Everything from the first line down to the line containing "var W = 652, H = 762;" is to be retyped exactly, both ends included, with pictures left out.

--- start of SUPPLIED MATERIAL ---

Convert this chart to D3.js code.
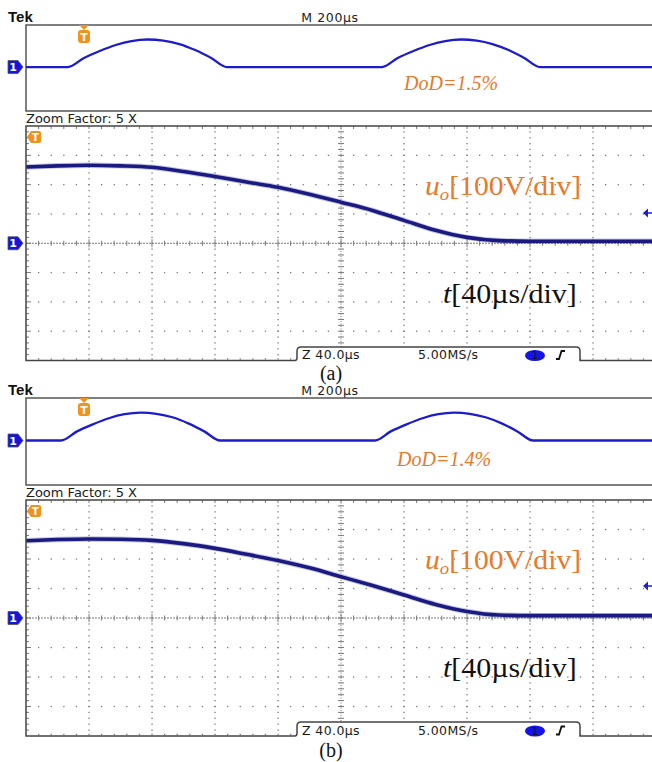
<!DOCTYPE html>
<html>
<head>
<meta charset="utf-8">
<script src="https://cdn.jsdelivr.net/npm/d3@7"></script>
<style>
  body { margin: 0; background: #fff; }
  svg { display: block; }
</style>
</head>
<body>
<div id="chart"></div>
<script>
var W = 652, H = 762;

// overview window, M 200µs/div: time (µs) and output voltage (V)
var overviewTimeA = [0, 133, 184, 234, 285, 335, 386, 436, 487, 537, 588, 638,
  1130, 1180, 1230, 1281, 1331, 1381, 1431, 1481, 1532, 1582, 1632, 2000];
var overviewVoltA = [9, 9, 93, 158, 214, 251, 265, 255, 223, 167, 93, 9,
  9, 93, 158, 214, 251, 265, 255, 223, 167, 93, 9, 9];
var overviewTimeB = [0, 111, 162, 212, 263, 313, 364, 414, 465, 515, 566, 616,
  1108, 1158, 1208, 1259, 1309, 1359, 1409, 1459, 1510, 1560, 1610, 2000];
var overviewVoltB = [9, 9, 93, 158, 214, 251, 265, 255, 223, 167, 93, 9,
  9, 93, 158, 214, 251, 265, 255, 223, 167, 93, 9, 9];

// zoomed window, 40µs/div and 100V/div
var zoomTime = [0, 20, 40, 60, 80, 100, 120, 140, 160, 180, 200, 220, 240, 260, 280, 300, 320, 340, 360, 380, 400];
var zoomVoltA = [260, 264, 266, 264, 259, 245, 228, 209, 191, 167, 140, 112, 78, 44, 20, 9, 7, 7, 7, 7, 7];
var zoomVoltB = [262, 266, 268, 267, 263, 252, 236, 216, 195, 170, 140, 110, 78, 46, 22, 10, 8, 8, 8, 8, 8];

var dodLabels = ['DoD=1.5%', 'DoD=1.4%'];
var captions = ['(a)', '(b)'];

var panels = [
  { tekY: 22, ovTop: 25, ovBot: 111, zoomTop: 126, zoomBot: 360.5, tabTop: 347, capY: 380,
    dodX: 404, dodY: 90, uoY: 195, tY: 303, arrowY: 213,
    ovT: overviewTimeA, ovV: overviewVoltA, zV: zoomVoltA, dod: dodLabels[0], cap: captions[0] },
  { tekY: 395, ovTop: 398, ovBot: 485, zoomTop: 500, zoomBot: 736, tabTop: 722, capY: 757,
    dodX: 397, dodY: 466, uoY: 569, tY: 677, arrowY: 586,
    ovT: overviewTimeB, ovV: overviewVoltB, zV: zoomVoltB, dod: dodLabels[1], cap: captions[1] }
];

var gridCol = '#7a7a7a', frameCol = '#444', orange = '#e8792a';

var svg = d3.select('#chart').append('svg')
  .attr('width', W).attr('height', H)
  .style('font-family', '"DejaVu Sans", sans-serif');

function chMarker(g, x, y) {
  g.append('path')
    .attr('d', 'M' + (x - 15) + ',' + (y - 6.5) + 'H' + (x - 5) + 'L' + x + ',' + y +
      'L' + (x - 5) + ',' + (y + 6.5) + 'H' + (x - 15) + 'Z')
    .attr('fill', '#1414e0').attr('stroke', '#555').attr('stroke-width', 0.8);
  g.append('text').attr('x', x - 10).attr('y', y + 4)
    .attr('text-anchor', 'middle').attr('font-size', 11).attr('font-weight', 'bold')
    .attr('fill', '#fff').text('1');
}

function drawScope(p) {
  var g = svg.append('g');
  var ox = d3.scaleLinear().domain([0, 2000]).range([26, 656]);
  var oy = d3.scaleLinear().domain([-400, 400]).range([p.ovBot, p.ovTop]);
  var zx = d3.scaleLinear().domain([0, 400]).range([26, 656]);
  var zy = d3.scaleLinear().domain([-400, 400]).range([p.zoomBot, p.zoomTop]);

  // header
  g.append('text').attr('x', 8).attr('y', p.tekY)
    .attr('font-family', '"Liberation Sans", Arial, sans-serif')
    .attr('font-weight', 'bold').attr('font-size', 15).attr('fill', '#111').text('Tek');
  g.append('text').attr('x', 330).attr('y', p.tekY)
    .attr('text-anchor', 'middle').attr('font-size', 12.5).attr('letter-spacing', 0.6)
    .attr('fill', '#222').text('M 200µs');

  // overview frame
  g.append('path')
    .attr('d', 'M652,' + p.ovTop + 'H26V' + p.ovBot + 'H652')
    .attr('fill', 'none').attr('stroke', '#555').attr('stroke-width', 1.5);

  var ovLine = d3.line()
    .x(function (d) { return ox(d[0]); })
    .y(function (d) { return oy(d[1]); })
    .curve(d3.curveMonotoneX);
  g.append('path')
    .datum(d3.zip(p.ovT, p.ovV))
    .attr('d', ovLine)
    .attr('fill', 'none').attr('stroke', '#1c1ccc').attr('stroke-width', 2.3);

  chMarker(g, 23, oy(9));

  // trigger position
  var tx = 84;
  g.append('path')
    .attr('d', 'M' + (tx - 5) + ',' + p.ovTop + 'H' + (tx + 5) + 'L' + tx + ',' + (p.ovTop + 5) + 'Z')
    .attr('fill', '#f0931c');
  g.append('rect').attr('x', tx - 6).attr('y', p.ovTop + 5).attr('width', 12).attr('height', 13)
    .attr('rx', 3).attr('fill', '#f0931c');
  g.append('text').attr('x', tx).attr('y', p.ovTop + 16).attr('text-anchor', 'middle')
    .attr('font-size', 11).attr('font-weight', 'bold').attr('fill', '#fff').text('T');

  g.append('text').attr('x', p.dodX).attr('y', p.dodY)
    .attr('font-family', '"Liberation Serif", "Times New Roman", serif')
    .attr('font-style', 'italic').attr('font-size', 20).attr('fill', orange).text(p.dod);

  g.append('text').attr('x', 26).attr('y', p.zoomTop - 3)
    .attr('font-size', 13).attr('fill', '#1a1a1a').text('Zoom Factor: 5 X');

  // zoomed graticule
  var grid = g.append('g').attr('fill', gridCol);
  var minorT = d3.range(8, 400, 8);
  var minorV = d3.range(-380, 400, 20);
  [40, 80, 120, 160, 240, 280, 320, 360].forEach(function (t) {
    minorV.forEach(function (v) {
      grid.append('rect').attr('x', zx(t) - 0.6).attr('y', zy(v) - 0.6)
        .attr('width', 1.3).attr('height', 1.3);
    });
  });
  [-300, -200, -100, 100, 200, 300].forEach(function (v) {
    minorT.forEach(function (t) {
      grid.append('rect').attr('x', zx(t) - 0.6).attr('y', zy(v) - 0.6)
        .attr('width', 1.3).attr('height', 1.3);
    });
  });
  minorT.forEach(function (t) {
    grid.append('rect').attr('x', zx(t) - 0.6).attr('y', p.zoomBot - 2.2)
      .attr('width', 1.3).attr('height', 1.3);
  });

  var ticks = g.append('g').attr('stroke', gridCol).attr('stroke-width', 1);
  // centre cross with minor ticks
  ticks.append('line').attr('x1', 26).attr('x2', 652).attr('y1', zy(0)).attr('y2', zy(0))
    .attr('stroke-dasharray', '2,1');
  ticks.append('line').attr('x1', zx(200)).attr('x2', zx(200)).attr('y1', p.zoomTop).attr('y2', p.zoomBot)
    .attr('stroke-dasharray', '1,1.5');
  minorT.forEach(function (t) {
    var h = t % 40 === 0 ? 4 : 2.5;
    ticks.append('line').attr('x1', zx(t)).attr('x2', zx(t))
      .attr('y1', zy(0) - h).attr('y2', zy(0) + h);
    ticks.append('line').attr('x1', zx(t)).attr('x2', zx(t))
      .attr('y1', p.zoomTop).attr('y2', p.zoomTop + 3);
  });
  minorV.forEach(function (v) {
    ticks.append('line').attr('x1', zx(200) - 3).attr('x2', zx(200) + 3)
      .attr('y1', zy(v)).attr('y2', zy(v));
    ticks.append('line').attr('x1', 26).attr('x2', v % 100 === 0 ? 31 : 29)
      .attr('y1', zy(v)).attr('y2', zy(v));
  });

  // zoomed trace
  var zLine = d3.line()
    .x(function (d) { return zx(d[0]); })
    .y(function (d) { return zy(d[1]); })
    .curve(d3.curveMonotoneX);
  var zData = d3.zip(zoomTime, p.zV);
  g.append('path').datum(zData).attr('d', zLine)
    .attr('fill', 'none').attr('stroke', '#3a3aa0').attr('stroke-opacity', 0.3).attr('stroke-width', 5.5);
  g.append('path').datum(zData).attr('d', zLine)
    .attr('fill', 'none').attr('stroke', '#1a1a80').attr('stroke-width', 3.6);

  // zoom frame and status tab
  var tl = 297, tr = 580, tb = p.tabTop, zb = p.zoomBot;
  g.append('rect')
    .attr('x', tl + 0.5).attr('y', tb + 0.5).attr('width', tr - tl - 1).attr('height', zb - tb)
    .attr('fill', '#fff');
  g.append('path')
    .attr('d', 'M652,' + p.zoomTop + 'H26V' + zb + 'H' + (tl - 2) +
      'Q' + tl + ',' + zb + ' ' + tl + ',' + (zb - 3) + 'V' + (tb + 4) +
      'Q' + tl + ',' + tb + ' ' + (tl + 4) + ',' + tb + 'H' + (tr - 4) +
      'Q' + tr + ',' + tb + ' ' + tr + ',' + (tb + 4) + 'V' + zb + 'H652')
    .attr('fill', 'none').attr('stroke', frameCol).attr('stroke-width', 1.5);

  var st = g.append('g').attr('font-size', 12.5).attr('fill', '#1a1a1a').attr('letter-spacing', 0.4);
  st.append('text').attr('x', 302).attr('y', zb - 1.5).text('Z 40.0µs');
  st.append('text').attr('x', 418).attr('y', zb - 1.5).text('5.00MS/s');
  g.append('ellipse').attr('cx', 535).attr('cy', zb - 5).attr('rx', 10).attr('ry', 5.5).attr('fill', '#1414e6');
  g.append('text').attr('x', 535).attr('y', zb - 1.2).attr('text-anchor', 'middle')
    .attr('font-size', 10).attr('fill', '#111').text('1');
  g.append('path')
    .attr('d', 'M556,' + (zb - 1.5) + 'H559L561.5,' + (zb - 9.5) + 'H565')
    .attr('fill', 'none').attr('stroke', '#111').attr('stroke-width', 1.8);

  chMarker(g, 23, zy(0));

  // trigger marker inside zoom window
  var ty = p.zoomTop + 11;
  g.append('path')
    .attr('d', 'M27,' + ty + 'L31,' + (ty - 6) + 'H39Q41,' + (ty - 6) + ' 41,' + (ty - 4) +
      'V' + (ty + 4) + 'Q41,' + (ty + 6) + ' 39,' + (ty + 6) + 'H31Z')
    .attr('fill', '#f0931c');
  g.append('text').attr('x', 35.5).attr('y', ty + 4).attr('text-anchor', 'middle')
    .attr('font-size', 10).attr('font-weight', 'bold').attr('fill', '#fff').text('T');

  // reference arrow on the right edge
  g.append('path')
    .attr('d', 'M643,' + p.arrowY + 'L648,' + (p.arrowY - 4.5) + 'V' + (p.arrowY + 4.5) + 'Z')
    .attr('fill', '#1e1ed2');
  g.append('line').attr('x1', 647).attr('x2', 652).attr('y1', p.arrowY).attr('y2', p.arrowY)
    .attr('stroke', '#1e1ed2').attr('stroke-width', 1.5);

  // annotations
  var serif = '"Liberation Serif", "Times New Roman", serif';
  var uo = g.append('text')
    .attr('transform', 'translate(425,' + p.uoY + ') scale(1.1,1)')
    .attr('font-family', serif).attr('font-size', 27).attr('fill', orange);
  uo.append('tspan').attr('font-style', 'italic').text('u');
  uo.append('tspan').attr('font-style', 'italic').attr('font-size', 17).attr('dy', 5).text('o');
  uo.append('tspan').attr('dy', -5).text('[100V/div]');

  var tt = g.append('text')
    .attr('transform', 'translate(443,' + p.tY + ') scale(1.11,1)')
    .attr('font-family', serif).attr('font-size', 27).attr('fill', '#111');
  tt.append('tspan').attr('font-style', 'italic').text('t');
  tt.append('tspan').text('[40µs/div]');

  g.append('text').attr('x', 331).attr('y', p.capY).attr('text-anchor', 'middle')
    .attr('font-family', serif).attr('font-size', 20).attr('fill', '#111').text(p.cap);
}

panels.forEach(drawScope);
</script>
</body>
</html>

--- end of SUPPLIED MATERIAL ---

CORRECT RESULT:
Convert this chart to D3.js code.
<!DOCTYPE html>
<html>
<head>
<meta charset="utf-8">
<script src="https://cdn.jsdelivr.net/npm/d3@7"></script>
<style>
  body { margin: 0; background: #fff; }
  svg { display: block; }
</style>
</head>
<body>
<div id="chart"></div>
<script>
var W = 652, H = 762;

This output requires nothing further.